Le Haut-Commissariat au Plan (HCP) a révélé les résultats de son Enquête Nationale sur le Niveau de Vie des Ménages, menée entre mars 2022 et mars 2023 auprès de 18 000 foyers représentatifs des diverses régions et catégories socioéconomiques du Maroc. Cette étude met en lumière une amélioration structurelle du niveau de vie, mais avec un creusement des inégalités et une vulnérabilité accrue de certaines franges de la population.
Entre 2014 et 2022, la dépense annuelle moyenne par ménage est passée de 76 317 dirhams à 83 713 dirhams. Cependant, si la croissance a été significative entre 2014 et 2019 (+3,1% par an), la période 2019-2022, marquée par la crise du Covid-19, a vu une contraction de -3,1% en moyenne annuelle. Cette stagnation s’est traduite par une hausse de la précarité, notamment pour les classes intermédiaires.
L’étude montre que si les 20% les plus modestes ont vu leur niveau de vie progresser en moyenne de 1,1% par an entre 2014 et 2022, cette évolution cache une baisse marquée entre 2019 et 2022 (-4,6%). De même, la classe moyenne a connu un ralentissement, avec une progression de 3,3% entre 2014 et 2019, suivie d’une dégringolade de -4,3% après 2019.
Dans le même temps, les 20% les plus aisés ont enregistré une augmentation de 1,4% de leur niveau de vie sur l’ensemble de la période, avec une baisse plus modérée entre 2019 et 2022 (-1,7%).

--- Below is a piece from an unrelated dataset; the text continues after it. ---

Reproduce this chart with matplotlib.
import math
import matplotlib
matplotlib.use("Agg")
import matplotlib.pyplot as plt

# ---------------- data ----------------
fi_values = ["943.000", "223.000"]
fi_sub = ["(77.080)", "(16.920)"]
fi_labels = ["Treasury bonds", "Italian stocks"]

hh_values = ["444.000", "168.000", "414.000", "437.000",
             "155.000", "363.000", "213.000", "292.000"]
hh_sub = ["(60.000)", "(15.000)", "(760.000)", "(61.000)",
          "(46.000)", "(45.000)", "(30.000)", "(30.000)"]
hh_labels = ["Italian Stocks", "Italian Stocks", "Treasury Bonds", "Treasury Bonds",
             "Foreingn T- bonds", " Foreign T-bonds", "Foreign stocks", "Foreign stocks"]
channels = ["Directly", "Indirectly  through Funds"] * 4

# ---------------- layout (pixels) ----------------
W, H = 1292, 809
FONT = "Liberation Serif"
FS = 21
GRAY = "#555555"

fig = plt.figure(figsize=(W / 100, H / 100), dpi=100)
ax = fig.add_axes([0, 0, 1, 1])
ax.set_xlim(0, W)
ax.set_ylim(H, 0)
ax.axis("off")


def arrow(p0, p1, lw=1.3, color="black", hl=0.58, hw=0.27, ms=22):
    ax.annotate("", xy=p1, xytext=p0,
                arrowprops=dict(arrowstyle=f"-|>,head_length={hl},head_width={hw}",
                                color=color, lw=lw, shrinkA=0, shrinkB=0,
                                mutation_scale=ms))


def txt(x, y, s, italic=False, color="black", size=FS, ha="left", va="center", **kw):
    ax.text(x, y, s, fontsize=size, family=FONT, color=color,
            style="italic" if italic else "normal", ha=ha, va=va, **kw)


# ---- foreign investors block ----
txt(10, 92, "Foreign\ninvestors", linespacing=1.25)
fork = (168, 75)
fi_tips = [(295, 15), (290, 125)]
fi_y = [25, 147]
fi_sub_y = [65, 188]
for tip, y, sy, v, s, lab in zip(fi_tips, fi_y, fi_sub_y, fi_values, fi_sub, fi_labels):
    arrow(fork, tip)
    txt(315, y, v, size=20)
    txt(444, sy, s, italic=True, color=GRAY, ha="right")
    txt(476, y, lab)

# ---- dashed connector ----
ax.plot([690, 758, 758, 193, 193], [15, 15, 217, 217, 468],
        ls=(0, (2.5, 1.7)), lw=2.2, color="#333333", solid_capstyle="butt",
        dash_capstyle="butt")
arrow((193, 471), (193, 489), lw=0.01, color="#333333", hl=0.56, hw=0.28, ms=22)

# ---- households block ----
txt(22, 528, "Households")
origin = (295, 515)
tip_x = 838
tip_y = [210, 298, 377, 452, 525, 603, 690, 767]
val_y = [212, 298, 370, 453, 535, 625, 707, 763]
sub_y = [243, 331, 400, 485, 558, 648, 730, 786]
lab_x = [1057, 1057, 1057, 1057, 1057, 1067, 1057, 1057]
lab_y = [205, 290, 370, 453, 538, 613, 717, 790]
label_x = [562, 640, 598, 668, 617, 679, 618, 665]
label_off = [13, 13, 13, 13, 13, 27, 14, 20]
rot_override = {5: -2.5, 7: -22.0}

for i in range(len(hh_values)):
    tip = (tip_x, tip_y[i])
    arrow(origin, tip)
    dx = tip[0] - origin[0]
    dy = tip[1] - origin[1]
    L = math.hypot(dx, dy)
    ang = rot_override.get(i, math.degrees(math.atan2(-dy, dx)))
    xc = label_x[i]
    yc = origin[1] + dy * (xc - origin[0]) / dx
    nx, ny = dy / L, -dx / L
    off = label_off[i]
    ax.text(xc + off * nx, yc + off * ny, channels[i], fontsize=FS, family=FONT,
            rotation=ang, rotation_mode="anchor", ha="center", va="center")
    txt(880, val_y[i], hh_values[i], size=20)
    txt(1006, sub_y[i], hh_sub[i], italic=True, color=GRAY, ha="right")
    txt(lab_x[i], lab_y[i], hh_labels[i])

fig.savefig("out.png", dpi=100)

En conséquence, l’indice de Gini, qui mesure les inégalités, a progressé de 39,5% en 2014 à 40,5% en 2022, traduisant un accroissement des disparités.
Les habitudes de consommation des ménages ont également évolué. La part des dépenses consacrées à l’alimentation a augmenté, passant de 37% en 2014 à 38,2% en 2022, tandis que les dépenses en logement et énergie ont grimpé de 23% à 25,4%. En revanche, les dépenses de loisirs et de culture se sont effondrées, chutant de 1,9% à 0,5%.
Le taux de pauvreté absolue est passé de 4,8% en 2014 à 3,9% en 2022, avec un recul plus prononcé en milieu rural (de 9,5% à 6,9%). Cependant, la pauvreté urbaine a légèrement progressé, passant de 1,6% à 2,2%.
En 2022, près de 1,42 million de Marocains vivent sous le seuil de pauvreté, dont 906 000 en milieu rural et 512 000 en milieu urbain. Certaines régions affichent un taux de pauvreté largement supérieur à la moyenne nationale, notamment Fès-Meknès (9%), Guelmim-Oued Noun (7,6%) et Béni Mellal-Khénifra (6,6%).
Au-delà des chiffres, l’enquête du HCP met en évidence une tendance alarmante : la vulnérabilité touche désormais autant les populations rurales que citadines, fragilisant une part croissante de la société marocaine. Face à ce constat, la question de l’efficacité des politiques sociales et de redistribution se pose avec acuité.